Thirty-one feet below Hill Street, the Subway Terminal underground enclosed six platforms, the tower where engineers fetched their schedules, and overhead electric cables that powered the trains. The station lay undeneath a waiting room and concessions in a mezzanine level, ticketing and retail shops on the ground floor, and business offices on the upper floors. The station was built in unfinished concrete and fitted with art deco lamps. The mezzanine’s waiting room was trimmed in terra cotta tiles and hosted at least one soda fountain and newspaper stand. On the ground floor, to the back where passages went down to the mezzanine level, columns and recessed ceilings were finished in Italianate styled terra cotta, and front lobbies boasted marble floors and columns, and skylights, in a grand style.

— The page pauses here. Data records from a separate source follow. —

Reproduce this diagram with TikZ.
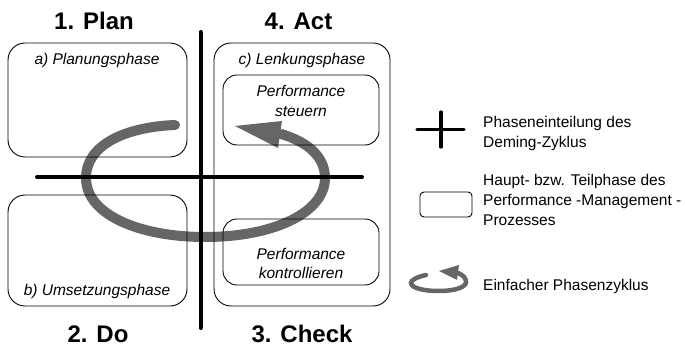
\documentclass[tikz,border=0pt]{standalone}
\usepackage{fontspec}
\setmainfont{Liberation Sans}
\begin{document}
\begin{tikzpicture}[x=1pt,y=-1pt,
  phasebox/.style={draw=black,line width=0.9pt,rounded corners=17pt,inner sep=0pt},
  subbox/.style={draw=black,line width=0.9pt,rounded corners=14pt,inner sep=0pt},
  title/.style={font=\fontsize{24}{27}\selectfont\bfseries,anchor=base,inner sep=0pt},
  phaselabel/.style={font=\fontsize{15.5}{19.5}\selectfont\itshape,anchor=base,inner sep=0pt,align=center},
  legendtext/.style={font=\fontsize{15.5}{20.3}\selectfont,anchor=base west,inner sep=0pt,align=left},
  axis/.style={line width=4pt,line cap=round},
  cycle/.style={draw=black,line width=10pt,line cap=round},
  cyclehead/.style={fill=black}
]
\useasboundingbox (0,0) rectangle (685,344);

% phase boxes
\node[phasebox,minimum width=179pt,minimum height=114pt] (plan) at (97.5,100) {};
\node[phasebox,minimum width=179pt,minimum height=111pt] (do) at (97.5,250.5) {};
\node[phasebox,minimum width=176pt,minimum height=263pt] (act) at (302,174.5) {};
\node[subbox,minimum width=156pt,minimum height=70pt] (steer) at (301,110) {};
\node[subbox,minimum width=156pt,minimum height=66pt] (control) at (301,252) {};

% phase labels (base = baseline of the last line)
\node[phaselabel] (planlbl) at (97,65) {a) Planungsphase};
\node[phaselabel] (dolbl) at (97,296) {b) Umsetzungsphase};
\node[phaselabel] (actlbl) at (302,65) {c) Lenkungsphase};
\node[phaselabel] (steerlbl) at (301,116.5) {Performance\\steuern};
\node[phaselabel] (controllbl) at (301,279) {Performance\\kontrollieren};

% Deming cycle division
\coordinate (vtop) at (200.5,32);
\coordinate (vbot) at (200.5,328);
\coordinate (hleft) at (37,177);
\coordinate (hright) at (362,177);
\draw[axis] (vtop) -- (vbot);
\draw[axis] (hleft) -- (hright);

% titles
\node[title] (t1) at (94,30) {1. Plan};
\node[title] (t4) at (298.5,30) {4. Act};
\node[title] (t2) at (98,342.5) {2. Do};
\node[title] (t3) at (302,342.5) {3. Check};

% phase cycle arrow
\begin{scope}[transparency group,opacity=0.6]
  \draw[cycle] (175,125) .. controls (125,127) and (86,145) .. (86,178)
     .. controls (86,215) and (140,237) .. (205,237)
     .. controls (275,237) and (325,212) .. (325,178)
     .. controls (325,155) and (305,141) .. (281,134);
  \fill[cyclehead] (235,126) -- (282,121) -- (278,148) -- cycle;
\end{scope}

% legend
\coordinate (lch1) at (417,129.5);
\coordinate (lch2) at (464,129.5);
\coordinate (lcv1) at (441,112);
\coordinate (lcv2) at (441,147);
\draw[line width=3.3pt,line cap=round] (lch1) -- (lch2);
\draw[line width=3.3pt,line cap=round] (lcv1) -- (lcv2);
\node[legendtext] (leg1) at (483,147.5) {Phaseneinteilung des\\Deming-Zyklus};

\node[draw=black,line width=0.9pt,rounded corners=4pt,minimum width=52pt,minimum height=25pt,inner sep=0pt] (legbox) at (446,204.5) {};
\node[legendtext] (leg2) at (483,226) {Haupt- bzw. Teilphase des\\Performance -Management -\\Prozesses};

\begin{scope}[transparency group,opacity=0.6]
  \draw[draw=black,line width=4.5pt,line cap=round] (426,275) .. controls (417,277) and (411,280) .. (411,283)
     .. controls (411,288) and (424,291) .. (438,291)
     .. controls (456,291) and (466,287) .. (466,282)
     .. controls (466,278) and (463,275) .. (458,273);
  \fill[cyclehead] (439,271) -- (459,265) -- (457,280) -- cycle;
\end{scope}
\node[legendtext] (leg3) at (483,291) {Einfacher Phasenzyklus};
\end{tikzpicture}
\end{document}
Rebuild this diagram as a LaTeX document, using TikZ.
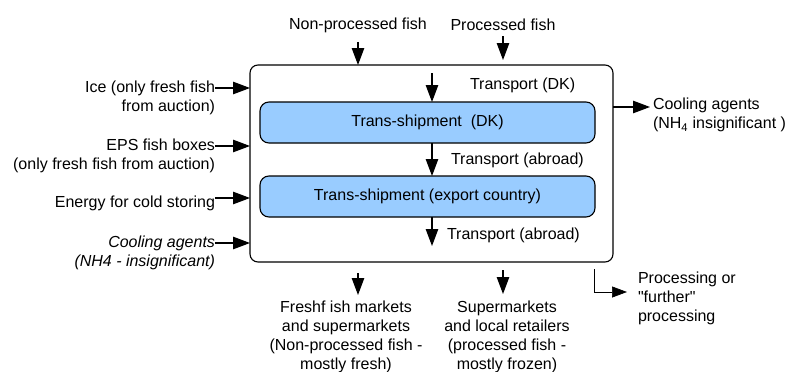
\documentclass[tikz,border=0pt]{standalone}
\usepackage{fontspec}
\setmainfont{Liberation Sans}
\usetikzlibrary{arrows.meta}
\definecolor{shipblue}{HTML}{99CCFF}
\tikzset{
	arr/.style={-{Triangle[length=17pt,width=12.5pt]}, line width=1.1pt},
	lbl/.style={inner sep=0pt, outer sep=0pt},
	stage/.style={draw, line width=1.1pt, fill=shipblue, rounded corners=9pt, minimum width=335pt, minimum height=41pt, inner sep=0pt, outer sep=0pt},
}

\begin{document}
\begin{tikzpicture}[x=1pt, y=-1pt, font=\fontsize{16}{19}\selectfont]
				%%%%% START %%%%%
				\useasboundingbox (0,0) rectangle (785,372);
				
				\node[draw, line width=1.1pt, rounded corners=8pt, minimum width=363pt, minimum height=197pt, inner sep=0pt, outer sep=0pt] (frame) at (431.5,163.5) {};
				
				\node[stage] (dk) at (427.5,122.5) {Trans-shipment\ \ (DK)};
				\node[stage] (export) at (427.5,196.5) {Trans-shipment (export country)};
				
				\coordinate (tin) at (432,73);
				\coordinate (tout) at (432,246);
				\draw[arr] (tin) -- (tin |- dk.north);
				\draw[arr] (tin |- dk.south) -- (tin |- export.north);
				\draw[arr] (tin |- export.south) -- (tout);
				\node[lbl, anchor=west] (tdk) at (470,85) {Transport (DK)};
				\node[lbl, anchor=west] (tabroad) at (451,160) {Transport (abroad)};
				\node[lbl, anchor=west] (tabroadb) at (447,235) {Transport (abroad)};
				
				\node[lbl] (nonproc) at (358,25) {Non-processed fish};
				\node[lbl] (proc) at (503,25) {Processed fish};
				\draw[arr] ([yshift=-9.5pt]nonproc.south) -- (nonproc.south |- frame.north);
				\draw[arr] ([yshift=-5.5pt]proc.south) -- ([yshift=5pt]proc.south |- frame.north);
				
				\node[lbl, anchor=east, align=right] (ice) at (215,97.5) {Ice (only fresh fish\\from auction)};
				\node[lbl, anchor=east, align=right] (eps) at (215,155.5) {EPS fish boxes\\(only fresh fish from auction)};
				\node[lbl, anchor=east] (energy) at (215,203) {Energy for cold storing};
				\node[lbl, anchor=east, align=right, font=\fontsize{16}{19}\selectfont\itshape] (coolin) at (215,252.5) {Cooling agents\\(NH4 - insignificant)};
				\draw[arr] ([yshift=9.5pt]ice.east) -- ([yshift=9.5pt]ice.east -| frame.west);
				\draw[arr] ([yshift=9.5pt]eps.east) -- ([yshift=9.5pt]eps.east -| frame.west);
				\draw[arr] ([yshift=5pt]energy.east) -- ([yshift=5pt]energy.east -| frame.west);
				\draw[arr] ([yshift=9.5pt]coolin.east) -- ([yshift=9.5pt]coolin.east -| frame.west);
				
				\node[lbl, anchor=west, align=left] (coolout) at (653,115) {Cooling agents\\(NH\textsubscript{4} insignificant )};
				\draw[arr] ([yshift=8pt]coolout.west -| frame.east) -- ([yshift=8pt, xshift=-3pt]coolout.west);
				
				\node[lbl, align=center] (fresh) at (346,336.5) {Freshf ish markets\\and supermarkets\\(Non-processed fish -\\mostly fresh)};
				\node[lbl, align=center] (super) at (507,336.5) {Supermarkets\\and local retailers\\(processed fish -\\mostly frozen)};
				\node[lbl, anchor=west, align=left] (further) at (638,298) {Processing or\\\textquotedbl further\textquotedbl\\processing};
				
				\coordinate (freshtip) at (358,295);
				\coordinate (supertip) at (503,294);
				\coordinate (procturn) at (594,292);
				\draw[arr] ([yshift=-11pt]frame.south -| freshtip) -- (freshtip);
				\draw[arr] ([yshift=-8pt]frame.south -| supertip) -- (supertip);
				\draw[line width=0.7pt, -{Triangle[length=15pt,width=11pt]}] ([yshift=-7pt]frame.south -| procturn) -- (procturn) -- ([xshift=-11pt]further.west |- procturn);
				%%%%% END %%%%%
\end{tikzpicture}
\end{document}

The Subway widely met with success, as it rivaled Main Street Station as the busiest in Southern California, from the 1920s to the 1950s. Faster than the automobile and at 6¢ a fare, ridership reached an all-time high during World War II: in 1944, electric trains carried an estimated 65,000 passengers in and out of the Subway Terminal each day, which reckons out to more than 20 million a year.

End of electric rail

Subway Terminal Building, Los Angeles
Subway Terminal Building from northeast

After the parent corporation, Southern Pacific Railroad, sold Pacific Electric Railway to a subsidiary of General Motors, trains were replaced with motor buses; Pacific Electric was shut down in 1955. The last electric train to carry passengers, adorned with a banner reading To Oblivion, left the Belmont Tunnel on the morning of June 19, 1955. Shortly thereafter, Southern Pacific lifted the tracks from the yard and tunnel, shut up the Subway Terminal, disconnected the Toluca Electric Substation, and abandoned the properties.

Office building

The upper floors of the Subway Terminal remained as an office building for many years. The tunnel below remained unbreached along its whole length until December 1967, when part of the tunnel under Flower Street was filled in. In 1974, a piling for the Bonaventure Hotel was built through the spot. The tunnel could be spied from the bottom level of the hotel’s parking garage, which became an entrance into the eastern half of the tunnel for daring graffiti artists.

When the Metro Red Line was built underground, the Pershing Square station, running north and south under Hill Street, was built at the east end of the old train station, whose tracks ran to the west. The two stations, together forming the shape of a ‘T’, are separated by the eastern wall of the old station.

Conversion to Metro 417

In 2007, the Subway Terminal Building, historic cultural monument #177, has been renovated as "Metro 417", a luxury apartment building owned by Forest City and built by Swinerton Builders. Concerns were raised for the historic Florentine exterior when a 76-story skyscraper, Park Fifth, was initially proposed on the former site of the Philharmonic Auditorium behind the building. In 2014, the new owner, San Francisco real estate investment firm MacFarlane Partners, announced that the Park Fifth development was going ahead with 650 units in a high-rise apartment building instead. In 2020, an outdoor paseo (path) was built between the new complex and the Metro 417 apartments with tables, chairs, and lighting, preserving the historical setting of Metro 417.

The developers of Metro 417 have exposed the natural stone exterior, stripping off layers of paint. They restored the lobbies to their original showcase conditions in marble and brass and have curated the historic terra cotta trim of the intermediate spaces. The passenger ramps to the train station underground have been dismantled; the station itself has been shut off from the access tunnel and tower by a block curtain wall and is separated from the Redline’s Pershing Square Station by a single structural barrier.

Main entry

The floor tile in the entryway reads "SUBWAY TERMINAL”.